The Nyagisozi Health Centre in Uganda was recently built in...

The Nyagisozi Health Centre in Uganda was recently built in the home village of the Rev. Vian Ntegerej'Imana, associate pastor of St. Anthony of Padua parish in East Northport. Credit: Courtesy the Rev. Vian Ntegerej’Imana

A Catholic church in East Northport raised $125,000 to build a health clinic in the home village of a priest from Africa who serves the parish.

Now, with the clinic in Uganda completed, the search is on for more supporters and more money to furnish the facility with beds, medical equipment and supplies so that it can open and begin helping those in need.

“This clinic would be something at the heart of my priesthood forever, because I really know how our people suffer so much,” said the Rev. Vian Ntegerej’Imana, associate pastor at St. Anthony of Padua parish in East Northport.

His home village of Nyagisozi is in a rural region about 350 miles from the Ugandan capital of Kampala. An “ambulance” there consists of four people carrying a bamboo stretcher to the nearest hospital some 15 miles away.

The new clinic is to bring at least some services closer to the 15,000 people living in the area, Ntegerej’Imana said.

The cause is “so dear to me because I have seen mothers die because they have no access to medical assistance,” he said. One section of the facility will be for pediatrics, and the other for maternity.

Ntegerej’Imana’s mother gave birth to one of her four children along a roadside as she tried to walk to the hospital, he said. Two children were born at home, but died as infants at the ages 3 months and 2 weeks, largely because of inadequate medical treatment and supplies.

Ntegerej’Imana, 36, was the only one who was born in a hospital.

“I think he got their attention when he said his mother had to walk 15 miles to give birth to him,” the Rev. Joseph Mirro, pastor of St. Anthony’s, said of parishioners.

Ntegerej’Imana said he does not want to go back to parishioners to ask for more money because they already have given so much. He and Mirro are trying to figure out where to go next. They think they will need at least $100,000 to supply the clinic.

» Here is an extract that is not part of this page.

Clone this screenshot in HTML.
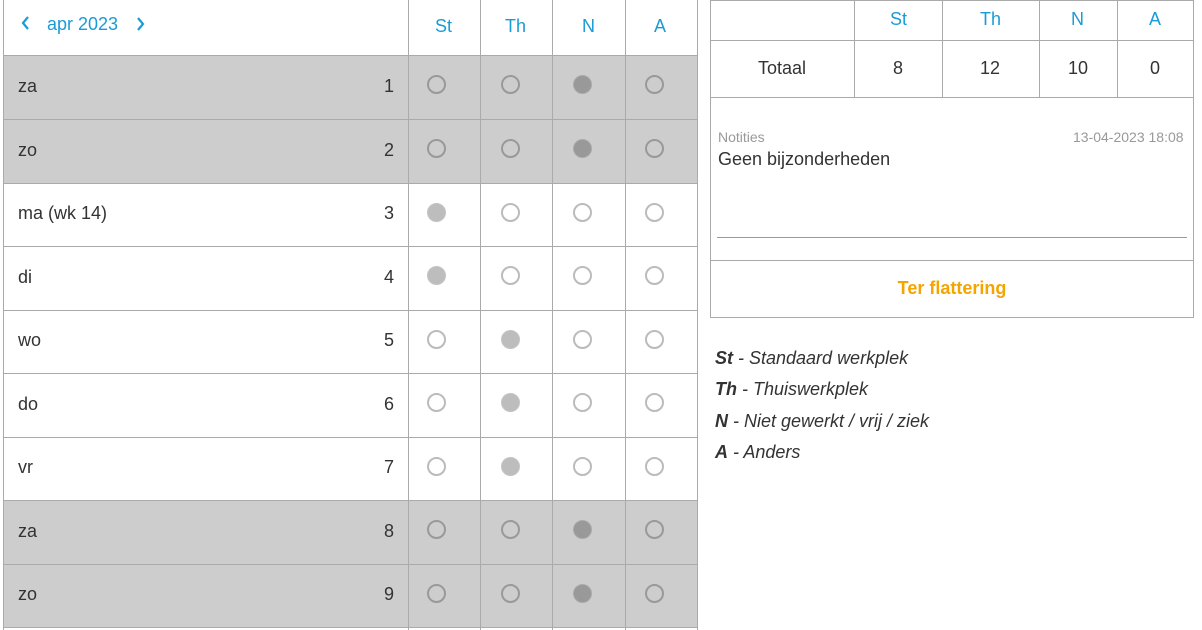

There is no electricity in the region, so a solar panel system must be purchased to provide energy. There is no running water or paved roads. Vehicles are scarce.

The project to raise money for building the clinic ignited enthusiasm in the 4,000-family parish. Children raised about $30,000 of the total through car washes, bake sales, basketball tournaments, walk-a-thons, bottle collections, extra chores at home and other activities, said Patricia Seibert, coordinator of religious education for the parish.

“I think it is phenomenal,” said one parent, Kathleen Murray. “After the children saw the presentation . . . and realized that if you get sick you have to be carried on a straw, sort of like a gurney to the hospital many, many miles . . . I think that was a real eye-opener for them.”

“We thought this project was so phenomenal because we could actually help his community while he is up in East Northport helping us,” she said, referring to Ntegerej’Imana.

Murray’s son, Brendan, now 13, raised $3,200 himself, the bulk of it a $3,000 donation from his grandmother. The rest he raised through the walk-a-thon.

“I really thought that that project was just amazing,” Brendan said. “I really like that he was going back to his roots and helping his community, because that is what the church is all about, right?”

Ntegerej’Imana studied at the Seminary of the Immaculate Conception in Huntington, partly through a scholarship provided by the Diocese of Rockville Centre. He is scheduled to return to his homeland in 2019 and dreams of having the clinic furnished by then.

He said the parish’s fundraising campaign “was just very humbling to me.”

“I felt I had no words to express our gratitude. It showed me this was a true act of charity,” he said. “They just loved to help these poor people.”